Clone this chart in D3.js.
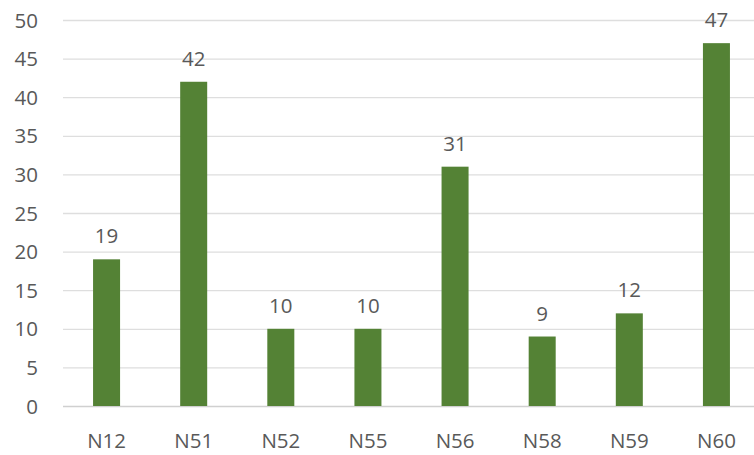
<!DOCTYPE html>
<html>
<head>
<meta charset="utf-8">
<script src="https://cdn.jsdelivr.net/npm/d3@7"></script>
<style>
  html, body { margin: 0; padding: 0; background: #fff; }
  svg { display: block; }
  text { font-family: "Open Sans", "Noto Sans", sans-serif; fill: #595959; }
</style>
</head>
<body>
<svg id="chart" width="754" height="455"></svg>
<script>
// Category labels and counts per category
const categories = ["N12", "N51", "N52", "N55", "N56", "N58", "N59", "N60"];
const counts = [19, 42, 10, 10, 31, 9, 12, 47];
const yTicks = [0, 5, 10, 15, 20, 25, 30, 35, 40, 45, 50];

const width = 754, height = 455;
const plot = { left: 63, right: 760, top: 20, bottom: 406 };
const fontSize = "20.5px";

const svg = d3.select("#chart");

const x = d3.scaleBand()
  .domain(categories)
  .range([plot.left, plot.right])
  .paddingInner(0.69)
  .paddingOuter(0.345);

const y = d3.scaleLinear()
  .domain([0, 50])
  .range([plot.bottom, plot.top]);

// Horizontal gridlines
svg.append("g")
  .selectAll("line")
  .data(yTicks)
  .join("line")
  .attr("x1", plot.left)
  .attr("x2", width)
  .attr("y1", d => y(d) + 0.5)
  .attr("y2", d => y(d) + 0.5)
  .attr("stroke", d => d === 0 ? "#d0d0d0" : "#dedede")
  .attr("stroke-width", 1.3);

// Y axis labels
const yAxis = d3.axisLeft(y).tickValues(yTicks).tickSize(0).tickPadding(0);
const gy = svg.append("g")
  .attr("transform", `translate(38,0)`)
  .call(yAxis);
gy.select(".domain").remove();
gy.selectAll("text")
  .style("font-size", fontSize)
  .attr("fill", "#595959")
  .attr("dy", "0.35em");

// Bars
svg.append("g")
  .selectAll("rect")
  .data(categories)
  .join("rect")
  .attr("x", d => x(d))
  .attr("width", x.bandwidth())
  .attr("y", (d, i) => y(counts[i]))
  .attr("height", (d, i) => y(0) - y(counts[i]))
  .attr("fill", "#548235");

// Value labels above bars
svg.append("g")
  .selectAll("text")
  .data(categories)
  .join("text")
  .attr("x", d => x(d) + x.bandwidth() / 2)
  .attr("y", (d, i) => y(counts[i]) - 16)
  .attr("text-anchor", "middle")
  .style("font-size", fontSize)
  .text((d, i) => counts[i]);

// X axis category labels
const xAxis = d3.axisBottom(x).tickSize(0).tickPadding(0);
const gx = svg.append("g")
  .attr("transform", `translate(0,${plot.bottom + 35})`)
  .call(xAxis);
gx.select(".domain").remove();
gx.selectAll("text")
  .style("font-size", fontSize)
  .attr("fill", "#595959")
  .attr("dy", "0.35em");
</script>
</body>
</html>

Instruction.
In the data above, please extract the lines from the first one through the line with "i) => counts[i]);", exactly, and keep pictures out.

Written solution.
Clone this chart in D3.js.
<!DOCTYPE html>
<html>
<head>
<meta charset="utf-8">
<script src="https://cdn.jsdelivr.net/npm/d3@7"></script>
<style>
  html, body { margin: 0; padding: 0; background: #fff; }
  svg { display: block; }
  text { font-family: "Open Sans", "Noto Sans", sans-serif; fill: #595959; }
</style>
</head>
<body>
<svg id="chart" width="754" height="455"></svg>
<script>
// Category labels and counts per category
const categories = ["N12", "N51", "N52", "N55", "N56", "N58", "N59", "N60"];
const counts = [19, 42, 10, 10, 31, 9, 12, 47];
const yTicks = [0, 5, 10, 15, 20, 25, 30, 35, 40, 45, 50];

const width = 754, height = 455;
const plot = { left: 63, right: 760, top: 20, bottom: 406 };
const fontSize = "20.5px";

const svg = d3.select("#chart");

const x = d3.scaleBand()
  .domain(categories)
  .range([plot.left, plot.right])
  .paddingInner(0.69)
  .paddingOuter(0.345);

const y = d3.scaleLinear()
  .domain([0, 50])
  .range([plot.bottom, plot.top]);

// Horizontal gridlines
svg.append("g")
  .selectAll("line")
  .data(yTicks)
  .join("line")
  .attr("x1", plot.left)
  .attr("x2", width)
  .attr("y1", d => y(d) + 0.5)
  .attr("y2", d => y(d) + 0.5)
  .attr("stroke", d => d === 0 ? "#d0d0d0" : "#dedede")
  .attr("stroke-width", 1.3);

// Y axis labels
const yAxis = d3.axisLeft(y).tickValues(yTicks).tickSize(0).tickPadding(0);
const gy = svg.append("g")
  .attr("transform", `translate(38,0)`)
  .call(yAxis);
gy.select(".domain").remove();
gy.selectAll("text")
  .style("font-size", fontSize)
  .attr("fill", "#595959")
  .attr("dy", "0.35em");

// Bars
svg.append("g")
  .selectAll("rect")
  .data(categories)
  .join("rect")
  .attr("x", d => x(d))
  .attr("width", x.bandwidth())
  .attr("y", (d, i) => y(counts[i]))
  .attr("height", (d, i) => y(0) - y(counts[i]))
  .attr("fill", "#548235");

// Value labels above bars
svg.append("g")
  .selectAll("text")
  .data(categories)
  .join("text")
  .attr("x", d => x(d) + x.bandwidth() / 2)
  .attr("y", (d, i) => y(counts[i]) - 16)
  .attr("text-anchor", "middle")
  .style("font-size", fontSize)
  .text((d, i) => counts[i]);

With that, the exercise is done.